Dot-matrix printing process

Near letter-quality (NLQ) printing is a process where dot matrix printers produce high-quality text by using multiple passes to produce higher dot density. The tradeoff for the improved print quality is reduced printing speed. Software can also be used to produce this effect. The term was coined in the 1980s to distinguish NLQ printing from true letter-quality printing, as produced by a printer based on traditional typewriter technology such as a daisy wheel, or by a laser printer.

In 1985, The New York Times described the marketing of printers with the terms "near letter-quality, or N.L.Q." as "just a neat little bit of hype", but acknowledged that they "really show their stuff in the area of fonts, print enhancements and graphics".

==Technology overview==
Near letter-quality is a form of impact dot matrix printing. What The New York Times called "dot-matrix impact
printing", was deemed almost good enough to be used in a business letter

Reviews in the later 1980s ranged from "good but not great" to "endowed with a simulated typewriter-like quality".
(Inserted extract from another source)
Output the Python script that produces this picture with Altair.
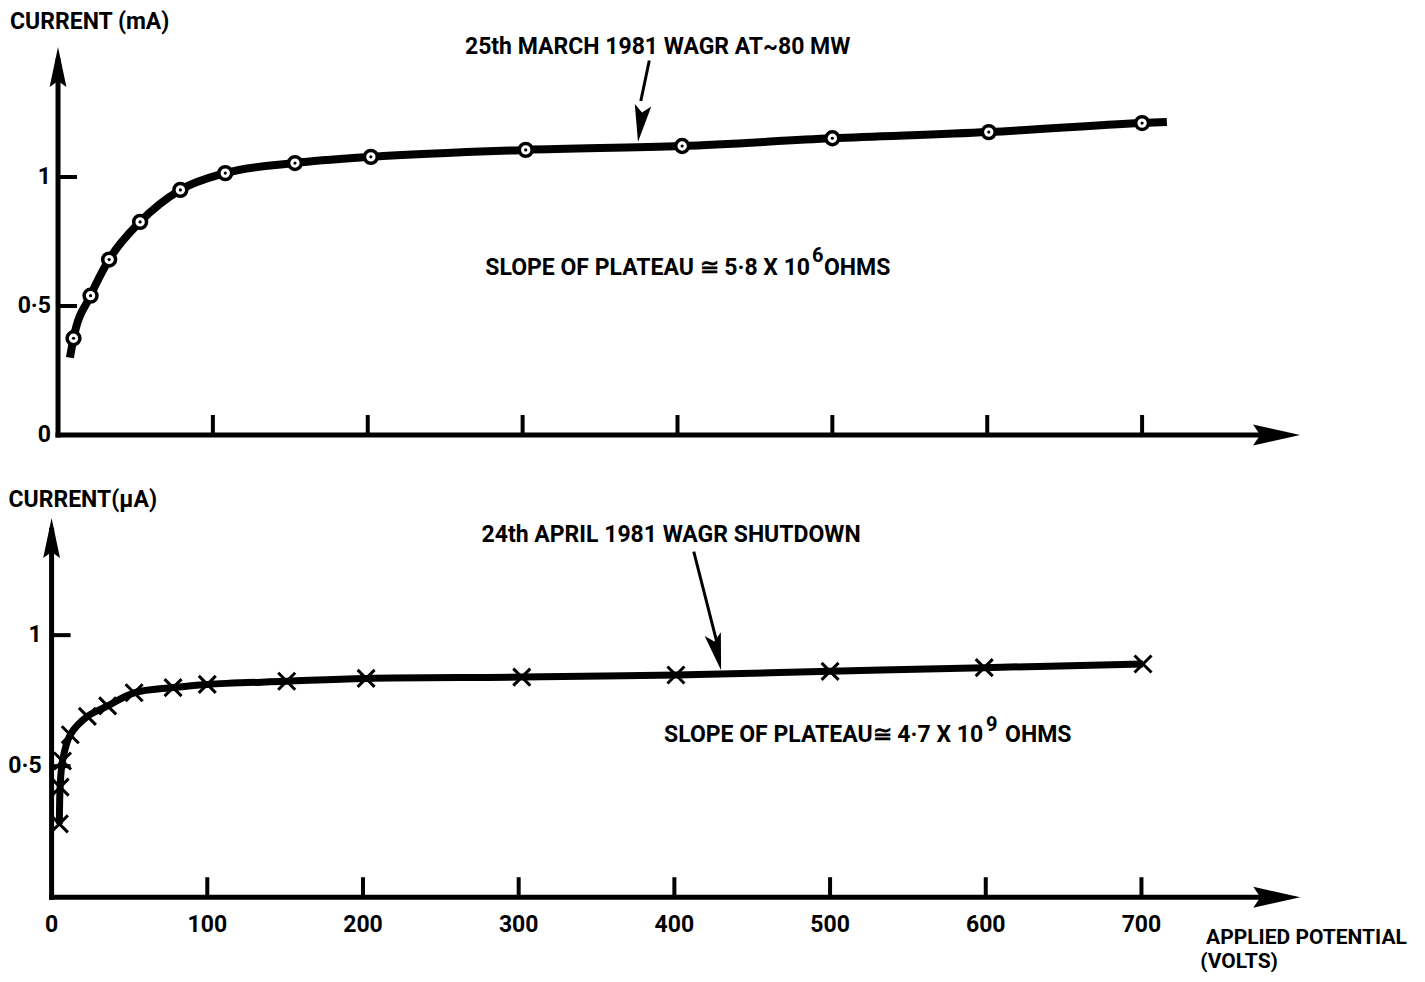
import altair as alt
import pandas as pd

# ---------------- data ----------------
# upper panel : 25th March 1981, current in mA
top_v = [10, 21, 33, 53, 79, 108, 153, 202, 302, 403, 500, 601, 700]
top_i = [0.375, 0.54, 0.68, 0.826, 0.95, 1.015, 1.054, 1.078, 1.105, 1.12, 1.15, 1.174, 1.209]
top_curve_v = [7.7] + top_v + [716]
top_curve_i = [0.30] + top_i + [1.213]

# lower panel : 24th April 1981, current in uA
bot_v = [5, 5.5, 7, 12, 23, 36, 53, 78, 100, 151, 202, 302, 401, 500, 599, 701]
bot_i = [0.28, 0.42, 0.52, 0.62, 0.69, 0.73, 0.78, 0.80, 0.812, 0.824, 0.835, 0.84, 0.848, 0.862, 0.876, 0.89]

x_tick_values = [100, 200, 300, 400, 500, 600, 700]
x_label_values = [0, 100, 200, 300, 400, 500, 600, 700]
x_label_texts = ["0", "100", "200", "300", "400", "500", "600", "700"]
y_tick_values = [0.5, 1]
top_y_label_values = [0, 0.5, 1]
top_y_label_texts = ["0", "0·5", "1"]
bot_y_label_values = [0.5, 1]
bot_y_label_texts = ["0·5", "1"]

# ---------------- styling / layout constants ----------------
FONT = "Roboto, Liberation Sans, sans-serif"
FS = 23
W = 1400
TOP_H, BOT_H = 427, 477
xs_top = alt.Scale(domain=[-32.3, 871.7], nice=False, zero=False)
ys_top = alt.Scale(domain=[0, 1.655], nice=False, zero=False)
xs_bot = alt.Scale(domain=[-28, 871.2], nice=False, zero=False)
ys_bot = alt.Scale(domain=[-0.27, 1.55], nice=False, zero=False)

ARROW_RIGHT = "M0,0 L-2,-0.45 L-1.7,0 L-2,0.45 Z"
ARROW_UP = "M0,0 L-0.42,2 L0,1.7 L0.42,2 Z"
ARROW_DOWN = "M0,0 L-0.45,-2 L0,-1.6 L0.45,-2 Z"
TICK_UP = "M0,0 L0,-1"
TICK_RIGHT = "M0,0 L1,0"
XMARK = "M-1,-1 L1,1 M-1,1 L1,-1"


def enc(xs, ys, **extra):
    return dict(
        x=alt.X("x:Q", scale=xs, axis=None),
        y=alt.Y("y:Q", scale=ys, axis=None),
        **extra,
    )


def texts(df, xs, ys, **kw):
    base = dict(font=FONT, fontSize=FS, fontWeight="bold", color="black", baseline="middle")
    base.update(kw)
    return alt.Chart(df).mark_text(**base).encode(**enc(xs, ys, text="t:N"))


def points(df, xs, ys, **kw):
    base = dict(opacity=1)
    base.update(kw)
    return alt.Chart(df).mark_point(**base).encode(**enc(xs, ys))


def rules(df, xs, ys, width):
    return alt.Chart(df).mark_rule(color="black", strokeWidth=width, strokeCap="square").encode(
        x=alt.X("x:Q", scale=xs, axis=None),
        y=alt.Y("y:Q", scale=ys, axis=None),
        x2="x2:Q",
        y2="y2:Q",
    )


def panel(xs, ys, axis_end_x, axis_tip_x, axis_end_y, axis_tip_y, y_lbl_vals, y_lbl_txt,
          y_lbl_dx, x_labels):
    layers = []
    ax = pd.DataFrame({"x": [0, 0], "y": [0, 0], "x2": [axis_end_x, 0], "y2": [0, axis_end_y]})
    layers.append(rules(ax, xs, ys, 5))
    layers.append(points(pd.DataFrame({"x": [axis_tip_x], "y": [0]}), xs, ys,
                         shape=ARROW_RIGHT, filled=True, color="black", size=2209, strokeWidth=0))
    layers.append(points(pd.DataFrame({"x": [0], "y": [axis_tip_y]}), xs, ys,
                         shape=ARROW_UP, filled=True, color="black", size=1600, strokeWidth=0))
    layers.append(points(pd.DataFrame({"x": x_tick_values, "y": [0] * len(x_tick_values)}), xs, ys,
                         shape=TICK_UP, filled=False, color="black", size=1600, strokeWidth=4))
    layers.append(points(pd.DataFrame({"x": [0] * len(y_tick_values), "y": y_tick_values}), xs, ys,
                         shape=TICK_RIGHT, filled=False, color="black", size=1444, strokeWidth=4))
    layers.append(texts(pd.DataFrame({"x": [0] * len(y_lbl_vals), "y": y_lbl_vals, "t": y_lbl_txt}),
                        xs, ys, align="right", dx=y_lbl_dx))
    if x_labels:
        layers.append(texts(pd.DataFrame({"x": x_label_values, "y": [0] * len(x_label_values),
                                          "t": x_label_texts}), xs, ys, align="center", dy=28))
    return layers


# ---------------- upper panel ----------------
top_layers = panel(xs_top, ys_top, 790, 802, 1.45, 1.504, top_y_label_values, top_y_label_texts, -7, False)

top_curve = pd.DataFrame({"x": top_curve_v, "y": top_curve_i})
top_layers.append(alt.Chart(top_curve).mark_line(color="black", strokeWidth=8, interpolate="monotone",
                                                 strokeCap="butt").encode(**enc(xs_top, ys_top)))
top_pts = pd.DataFrame({"x": top_v, "y": top_i})
top_layers.append(points(top_pts, xs_top, ys_top, shape="circle", filled=True, fill="white",
                         stroke="black", strokeWidth=3.5, size=165))
top_layers.append(points(top_pts, xs_top, ys_top, shape="circle", filled=True, color="black", size=10))

# annotation arrow (upper)
top_layers.append(rules(pd.DataFrame({"x": [381.6], "y": [1.446], "x2": [376.5], "y2": [1.30]}),
                        xs_top, ys_top, 3))
top_layers.append(points(pd.DataFrame({"x": [374.5], "y": [1.136]}), xs_top, ys_top,
                         shape=ARROW_DOWN, filled=True, color="black", size=1369, strokeWidth=0, angle=7.8))

top_layers.append(texts(pd.DataFrame({"x": [-31], "y": [1.60], "t": ["CURRENT (mA)"]}), xs_top, ys_top,
                        align="left"))
top_layers.append(texts(pd.DataFrame({"x": [387.2], "y": [1.504], "t": ["25th MARCH  1981  WAGR AT~80 MW"]}),
                        xs_top, ys_top, align="center"))
top_layers.append(texts(pd.DataFrame({"x": [485.6], "y": [0.647], "t": ["SLOPE OF PLATEAU ≅ 5·8 X 10"]}),
                        xs_top, ys_top, align="right"))
top_layers.append(texts(pd.DataFrame({"x": [486.9], "y": [0.694], "t": ["6"]}), xs_top, ys_top,
                        align="left", fontSize=20))
top_layers.append(texts(pd.DataFrame({"x": [494.6], "y": [0.647], "t": ["OHMS"]}), xs_top, ys_top,
                        align="left"))

top = alt.layer(*top_layers).properties(width=W, height=TOP_H)

# ---------------- lower panel ----------------
bot_layers = panel(xs_bot, ys_bot, 790, 802, 1.40, 1.447, bot_y_label_values, bot_y_label_texts, -10, True)

bot_df = pd.DataFrame({"x": bot_v, "y": bot_i, "o": list(range(len(bot_v)))})
bot_layers.append(alt.Chart(bot_df).mark_line(color="black", strokeWidth=7, interpolate="catmull-rom",
                                              strokeCap="butt").encode(
    **enc(xs_bot, ys_bot, order=alt.Order("o:Q"))))
bot_layers.append(points(bot_df, xs_bot, ys_bot, shape=XMARK, filled=False, color="black",
                         size=289, strokeWidth=3))

# annotation arrow (lower)
bot_layers.append(rules(pd.DataFrame({"x": [412.7], "y": [1.313], "x2": [427.0], "y2": [0.98]}),
                        xs_bot, ys_bot, 3))
bot_layers.append(points(pd.DataFrame({"x": [430.0], "y": [0.866]}), xs_bot, ys_bot,
                         shape=ARROW_DOWN, filled=True, color="black", size=1369, strokeWidth=0, angle=347))

bot_layers.append(texts(pd.DataFrame({"x": [-27.7], "y": [1.515], "t": ["CURRENT(μA)"]}), xs_bot, ys_bot,
                        align="left"))
bot_layers.append(texts(pd.DataFrame({"x": [397.9], "y": [1.382], "t": ["24th APRIL 1981 WAGR SHUTDOWN"]}),
                        xs_bot, ys_bot, align="center"))
bot_layers.append(texts(pd.DataFrame({"x": [598.3], "y": [0.618], "t": ["SLOPE OF PLATEAU≅ 4·7 X 10"]}),
                        xs_bot, ys_bot, align="right"))
bot_layers.append(texts(pd.DataFrame({"x": [600.2], "y": [0.656], "t": ["9"]}), xs_bot, ys_bot,
                        align="left", fontSize=20))
bot_layers.append(texts(pd.DataFrame({"x": [612.4], "y": [0.618], "t": ["OHMS"]}), xs_bot, ys_bot,
                        align="left"))
bot_layers.append(texts(pd.DataFrame({"x": [870.5], "y": [-0.154], "t": ["APPLIED  POTENTIAL"]}),
                        xs_bot, ys_bot, align="right", fontSize=21))
bot_layers.append(texts(pd.DataFrame({"x": [737.7], "y": [-0.247], "t": ["(VOLTS)"]}),
                        xs_bot, ys_bot, align="left", fontSize=21))

bot = alt.layer(*bot_layers).properties(width=W, height=BOT_H)

chart = (
    alt.vconcat(top, bot, spacing=56, bounds="flush")
    .properties(padding=0, background="white")
    .configure_view(stroke=None)
)

chart.save("out.html", embed_options={"renderer": "svg", "actions": False})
By using multiple passes of the carriage, and higher dot density, the printer could increase the effective resolution. For example, the Epson FX-86 could achieve a theoretical addressable dot-grid of 240 by 216 dots/inch using a print head with a vertical dot density of only 72 dots/inch, by making multiple passes of the print head for each line. For 240 by 144 dots/inch, the print head would make one pass, printing 240 by 72 dots/inch, then the printer would advance the paper by half of the vertical dot pitch (1/144 inch), then the print head would make a second pass. For 240 by 216 dots/inch, the print head would make three passes with smaller paper movement (1/3 vertical dot pitch,
or 1/216 inch) between the passes. To cut hardware costs, some manufacturers merely used a double strike (doubly printing each line) to increase the printed text's boldness, resulting in bolder but still jagged text. In all cases, NLQ mode incurred a severe speed penalty.
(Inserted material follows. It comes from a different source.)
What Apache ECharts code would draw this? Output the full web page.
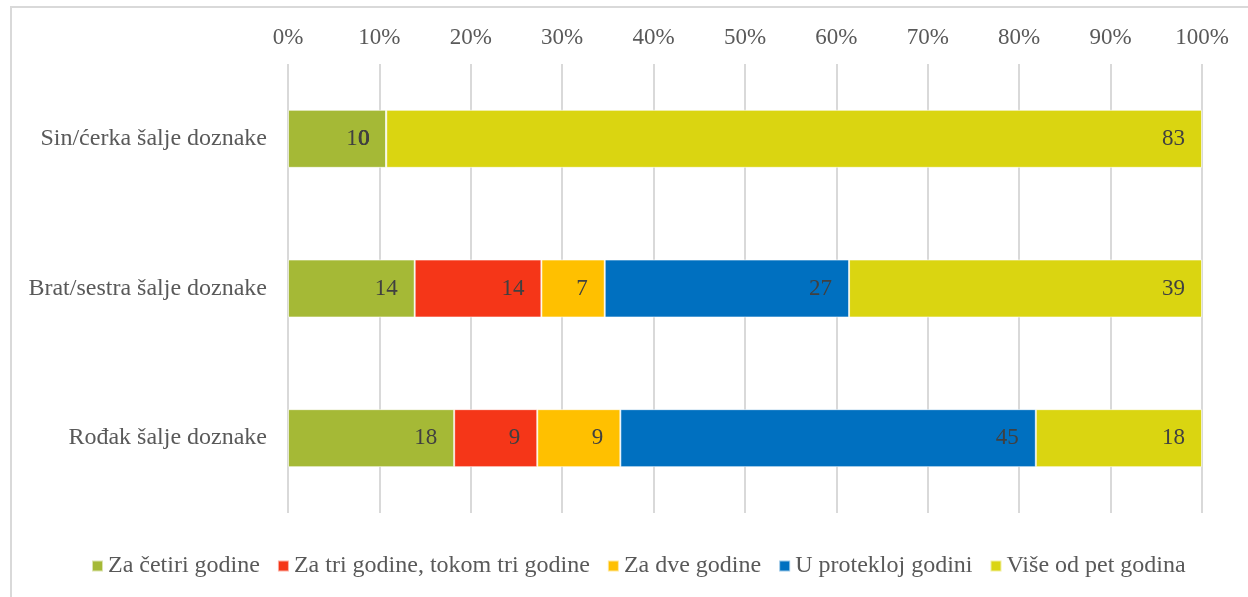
<!DOCTYPE html>
<html>
<head>
<meta charset="utf-8">
<style>
  html, body { margin: 0; padding: 0; background: #fff; }
  #chart { width: 1248px; height: 597px; }
</style>
<script src="https://cdn.jsdelivr.net/npm/echarts@6/dist/echarts.min.js"></script>
</head>
<body>
<div id="chart"></div>
<script>
// Kategorije (odozgo nadole)
const categories = ['Sin/ćerka šalje doznake', 'Brat/sestra šalje doznake', 'Rođak šalje doznake'];

// Nazivi serija i boje
const seriesNames = ['Za četiri godine', 'Za tri godine, tokom tri godine', 'Za dve godine', 'U protekloj godini', 'Više od pet godina'];
const seriesColors = ['#A5B936', '#F53618', '#FFC000', '#0070C0', '#DAD511'];

// Vrednosti po seriji (redosled kao u categories)
const zaCetiri   = [10, 14, 18];
const zaTri      = [0, 14, 9];
const zaDve      = [0, 7, 9];
const uProtekloj = [0, 27, 45];
const viseOdPet  = [83, 39, 18];

const seriesValues = [zaCetiri, zaTri, zaDve, uProtekloj, viseOdPet];

// Oznake ose (procenti)
const tickValues = [0, 10, 20, 30, 40, 50, 60, 70, 80, 90, 100];

// Zbir po kategoriji za 100% naslagane trake
const totals = categories.map((_, i) => seriesValues.reduce((s, arr) => s + arr[i], 0));

const FONT = 'Liberation Serif, Times New Roman, serif';

const chart = echarts.init(document.getElementById('chart'), null, { renderer: 'canvas' });

chart.setOption({
  backgroundColor: '#fff',
  animation: false,
  graphic: [
    {
      type: 'polyline',
      shape: { points: [[11, 600], [11, 7], [1260, 7]] },
      style: { stroke: '#d9d9d9', lineWidth: 2, fill: null },
      silent: true
    }
  ],
  grid: { left: 288, right: 46, top: 64, bottom: 84, containLabel: false },
  xAxis: {
    type: 'value',
    position: 'top',
    min: tickValues[0],
    max: tickValues[tickValues.length - 1],
    interval: 10,
    axisLine: { show: false },
    axisTick: { show: false },
    axisLabel: {
      formatter: '{value}%',
      color: '#595959',
      fontFamily: FONT,
      fontSize: 23,
      margin: 15
    },
    splitLine: { show: true, lineStyle: { color: '#d9d9d9', width: 2 } }
  },
  yAxis: {
    type: 'category',
    inverse: true,
    data: categories,
    axisLine: { show: false },
    axisTick: { show: false },
    axisLabel: {
      color: '#595959',
      fontFamily: FONT,
      fontSize: 24,
      margin: 21
    }
  },
  legend: {
    bottom: 14,
    left: 86,
    itemWidth: 11,
    itemHeight: 11,
    itemGap: 17,
    icon: 'rect',
    textStyle: { color: '#595959', fontFamily: FONT, fontSize: 24 },
    data: seriesNames
  },
  series: seriesNames.map((name, si) => ({
    name,
    type: 'bar',
    stack: 'total',
    barWidth: 58,
    itemStyle: { color: seriesColors[si], borderColor: 'rgba(255,255,255,0.6)', borderWidth: 1 },
    label: {
      show: true,
      position: 'insideRight',
      distance: 17,
      color: '#404040',
      fontFamily: FONT,
      fontSize: 23,
      formatter: p => String(seriesValues[si][p.dataIndex])
    },
    data: seriesValues[si].map((v, i) => v / totals[i] * 100)
  }))
});
</script>
</body>
</html>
Because of the slow speed of NLQ printing, all NLQ printers have at least one "draft mode", in which the same fonts are used, but with only one pass of the print head per line. This produces lower-resolution printing, but at higher speed.

Expensive NLQ printers had multiple fonts built-in, and some had a slot where a font cartridge could be inserted to add more fonts. Printer utility software could be used to print with multiple fonts on less-expensive printers. Not all of these utilities worked with all printers and applications, however.